By Heidi Belongia, Foley & Lardner LLP
The Intellectual Property Owners Association (IPO) departed from its long-standing opposition to international exhaustion of patent rights in an October 10, 2008 letter to the Chinese government in connection with the proposed Third Amendment to the Chinese Patent Law. As discussed below, the IPO has offered tentative support for international exhaustion when there is an “unrestricted” sale of the patented product. This appears to be the first time that the IPO has offered such support for at least limited international exhaustion of patent rights.
The IPO, various intellectual property owners, and other industry groups have strongly opposed the exhaustion of patent rights based on international activity. In general, a patentee’s monopoly is exhausted upon an authorized sale of the patented product pursuant to the “first sale doctrine.” At that point, the purchaser is free to use the product without restrictions or conditions imposed by the patent owner. With respect to international exhaustion, the question is whether the sale of a patented product by a licensee in a foreign country exhausts the patentee’s rights such that the purchaser may import and resell the product in the patent owner’s country free of restrictions and without the patent owner’s permission.
The Third Amendment
Currently, Article 63, Section 1 of the Chinese Patent Laws provides as follows:
None of the following shall be deemed an infringement of the patent right: (l) Where, after the sale of a patented product that was made or imported by the patentee or with the authorization of the patentee, or of a product that was directly obtained by using the patented process, any other person uses, offers to sell or sells that product. (Article 63, Section 1)
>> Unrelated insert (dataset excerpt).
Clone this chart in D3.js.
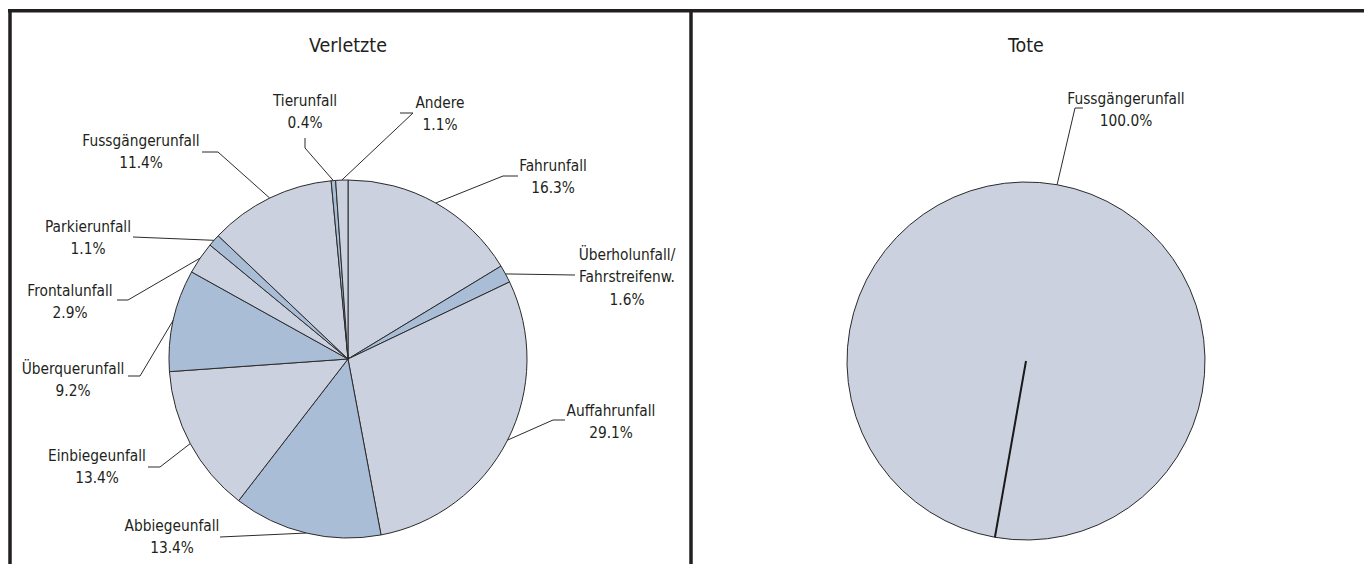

The above section has been amended in the Third Amendment as follows:
None of the following shall be deemed an infringement of the patent right: (l) Where, after the sale of a patented product that was made or imported by the patentee or with the authorization of the patentee, or of a product that was directly obtained by using the patented process, any other person uses, offers to sell, sells or imports that product. (emphasis supplied). (New Article 69, Section 1)
The practical result of the amended language is to provide for international exhaustion of patent rights.
The IPO’s Support for International Exhaustion Based on Unrestricted Sales
According to the IPO, “[i]nternational exhaustion of patent rights presents a serious problem for multinational companies.” In its October 10, 2008 letter, the IPO opposed the amended Article 69(1) for at least three reasons. First, the IPO argued that “[p]atents are territorial in nature and innovators who expend substantial amounts of money on research and development of new inventions depend on the ability to exploit that technology in different ways in different foreign countries or regions.” The IPO cited pharmaceuticals and automotive parts as examples of technology that may be tailored to certain geographic regions. Second, the IPO argued against the draft language because the “innovator may have different arrangements for sale and development of a patented product in different countries.” According to the IPO, the practical result of “[a]llowing importation of a patented product sold in another country into China without the approval of the Chinese patent holder” may be to “harm a local licensee who entered into an agreement with some expectation of exclusivity.” Third, the IPO argued that international exhaustion “could also harm a Chinese purchaser who has unique needs different from those in the country of origin (e.g., patients with differing medical needs than those in the country of origin).”
The IPO concluded that “international patent exhaustion provisions upset the commercial expectations of innovators and consumers, and thus are disfavored outside of special regional situations with common commercial expectations (e.g., within the European Union).” Based on these concerns, the IPO recommended deletion of Article 69(1) or, alternatively, revising the language as follows:
(1) Where, after the unrestricted sale of a patented product that was made by the patentee or the entity or individual with the authorization of the patentee, or …”
The IPO did not explain what would constitute an “unrestricted sale,” or how multinational companies can practically avoid international exhaustion of patent rights.
Avoiding Unrestricted Sales and International Exhaustion
Although the IPO recommended that Article 69(1) be amended to relate solely to unrestricted sales, the Chinese government ultimately approved the Third Amendment without adopting this language.
Based on the above developments, patent owners will likely need to rely more heavily on contract-based remedies to prevent third parties from taking advantage of amended Article 69(1) in China. In particular, patent owners should consider ways to restrict or condition foreign licenses and sales of patented products. For example, patent owners may restrict an agreement with a foreign licensee to a limited geographical area or territory. Foreign license agreements also could require a foreign licensee and/or purchaser of the patented product to expressly agree not to import the patented product into the patent owner’s country. Additionally, patent owners may find specific warranty, representation, and indemnification provisions in a license agreement to be useful tools in restricting foreign sales. For some products, “single use only” restrictions also may provide a further mechanism for avoiding unrestricted sales.
Although the IPO’s proposed language was not ultimately incorporated into the Third Amendment, the IPO’s position may suggest a change in how international exhaustion is viewed by IP owners and other groups. It is possible that support for international exhaustion based on unrestricted sales will make its way into other legislation in other countries. Therefore, patent owners should monitor future developments on the issue to identify the most effective ways to protect and enforce their patent rights in the event that laws permitting international patent exhaustion are adopted in other countries.